# [SHORT PROBLEM]
Exactly as written, write out the lines below from the first to the one containing "plt.rcParams['font.family'] = ['Liberation", inclusive. Pictures do not belong in the copy.

## start INFORMATION PROVIDED

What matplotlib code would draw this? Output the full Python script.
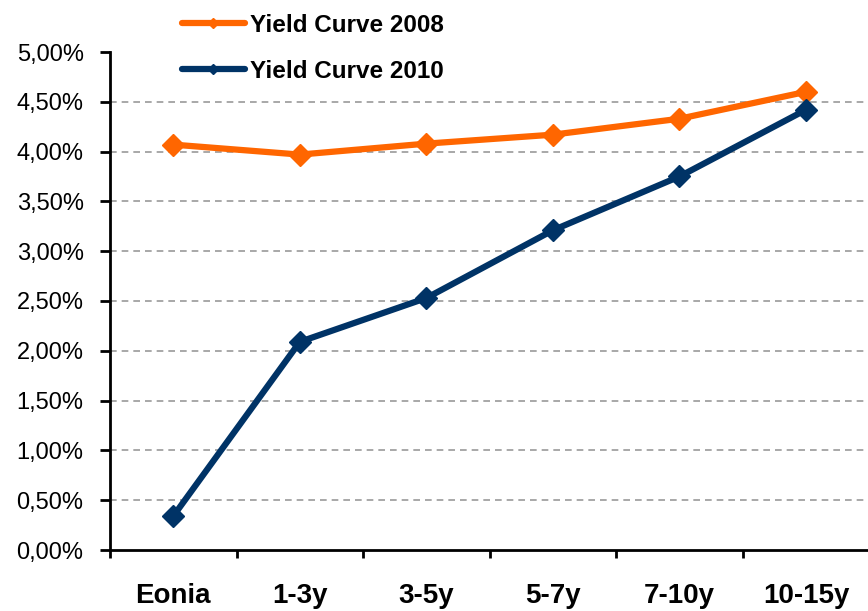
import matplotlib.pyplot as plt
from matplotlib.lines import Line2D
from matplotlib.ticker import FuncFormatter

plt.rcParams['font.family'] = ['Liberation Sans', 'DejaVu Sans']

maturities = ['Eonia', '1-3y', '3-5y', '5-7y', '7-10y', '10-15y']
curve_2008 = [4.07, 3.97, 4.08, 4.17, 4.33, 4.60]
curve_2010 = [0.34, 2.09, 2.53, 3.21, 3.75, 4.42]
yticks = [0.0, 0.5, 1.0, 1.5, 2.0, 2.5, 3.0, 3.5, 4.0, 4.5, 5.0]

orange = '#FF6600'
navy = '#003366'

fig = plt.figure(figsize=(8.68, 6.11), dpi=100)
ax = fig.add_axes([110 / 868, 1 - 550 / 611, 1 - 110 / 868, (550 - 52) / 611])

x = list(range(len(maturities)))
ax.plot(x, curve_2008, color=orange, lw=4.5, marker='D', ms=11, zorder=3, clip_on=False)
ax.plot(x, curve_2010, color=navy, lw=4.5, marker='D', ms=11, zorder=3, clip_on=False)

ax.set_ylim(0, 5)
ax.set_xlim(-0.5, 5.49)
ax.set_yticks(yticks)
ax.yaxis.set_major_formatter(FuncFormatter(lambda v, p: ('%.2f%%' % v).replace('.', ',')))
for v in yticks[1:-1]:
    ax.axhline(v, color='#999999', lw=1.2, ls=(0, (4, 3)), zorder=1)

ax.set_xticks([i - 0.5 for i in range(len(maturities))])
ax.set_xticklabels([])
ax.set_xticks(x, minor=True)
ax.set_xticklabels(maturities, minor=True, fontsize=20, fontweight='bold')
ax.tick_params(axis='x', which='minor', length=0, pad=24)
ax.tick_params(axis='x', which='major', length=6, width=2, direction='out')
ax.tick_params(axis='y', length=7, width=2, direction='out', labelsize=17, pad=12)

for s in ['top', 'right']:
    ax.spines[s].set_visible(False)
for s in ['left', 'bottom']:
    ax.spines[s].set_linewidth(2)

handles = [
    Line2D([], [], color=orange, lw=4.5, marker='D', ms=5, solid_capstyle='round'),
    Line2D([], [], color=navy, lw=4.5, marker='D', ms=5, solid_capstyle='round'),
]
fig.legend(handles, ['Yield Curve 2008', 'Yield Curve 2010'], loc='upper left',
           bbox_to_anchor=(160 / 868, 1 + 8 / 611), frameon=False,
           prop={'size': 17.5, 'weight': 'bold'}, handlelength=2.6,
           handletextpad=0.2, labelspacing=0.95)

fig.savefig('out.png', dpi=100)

## end INFORMATION PROVIDED

# [EXERCISE ANSWER]
What matplotlib code would draw this? Output the full Python script.
import matplotlib.pyplot as plt
from matplotlib.lines import Line2D
from matplotlib.ticker import FuncFormatter

plt.rcParams['font.family'] = ['Liberation Sans', 'DejaVu Sans']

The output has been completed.